WILLIAMSTOWN, Mass. — The Williams College Museum of Art (WCMA) opens a new exhibition, "Cracking the Cosmic Code: Numerology in Medieval Art."
 
The exhibit opened on March 22.
 
According to a press release: 
 
The idea that numbers emanate sacred significance, and connect the past with the future, is prehistoric and global. Rooted in the Babylonian science of astrology, medieval Christian numerology taught that God created a well-ordered universe. Deciphering the universe's numerical patterns would reveal the Creator's grand plan for humanity, including individual fates. 
 
This unquestioned concept deeply pervaded European cultures through centuries.
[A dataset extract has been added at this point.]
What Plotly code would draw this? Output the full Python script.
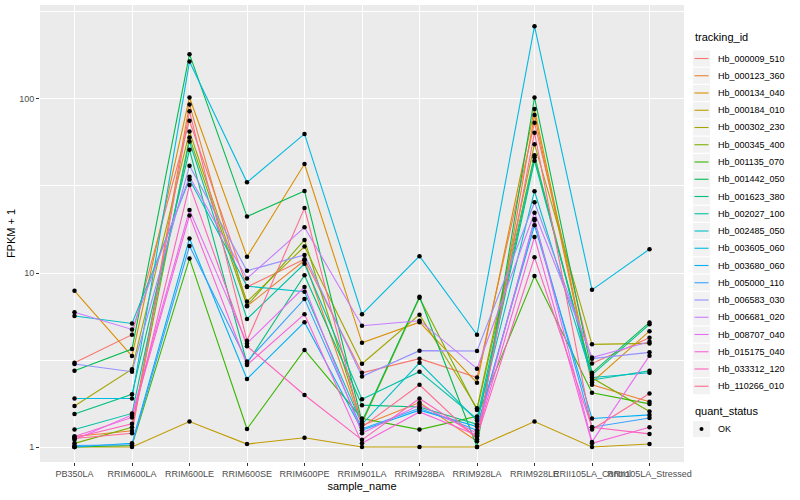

Theologians and lay people alike fervently interpreted the Bible literally and figuratively via number theory, because as King Solomon told God, "Thou hast ordered all things in measure, and number, and weight" (Wisdom 11:22). 
 
"Cracking the Cosmic Code" explores medieval relationships among numbers, events, and works of art. The medieval and Renaissance art on display in this exhibition from the 5th to 17th centuries—including a 15th-century birth platter by Lippo d'Andrea from Florence; a 14th-century panel fragment with courtly scenes from Palace Curiel de los Ajos, Valladolid, Spain; and a 12th-century wall capital from the Monastery at Moutiers-Saint-Jean—reveal numerical patterns as they relate to architecture, literature, gender, and timekeeping. 
 
"There was no realm of thought that was not influenced by the all-consuming belief that all things were celestially ordered, from human life to stones, herbs, and metals," said WCMA Assistant Curator Elizabeth Sandoval, who curated the exhibition. "As Vincent Foster Hopper expounds, numbers were 'fundamental realities, alive with memories and eloquent with meaning.' These artworks tease out numerical patterns and their multiple possible meanings, in relation to gender, literature, and the celestial sphere. 
 
"The exhibition looks back while moving forward: It relies on the collection's strengths in Western medieval Christianity, but points to the future with goals of acquiring works from the global Middle Ages. It also nods to the history of the gallery as a medieval period room at this pivotal time in WCMA's history before the momentous move to a new building," Sandoval said.
 
Cracking the Cosmic Code runs through Dec. 22.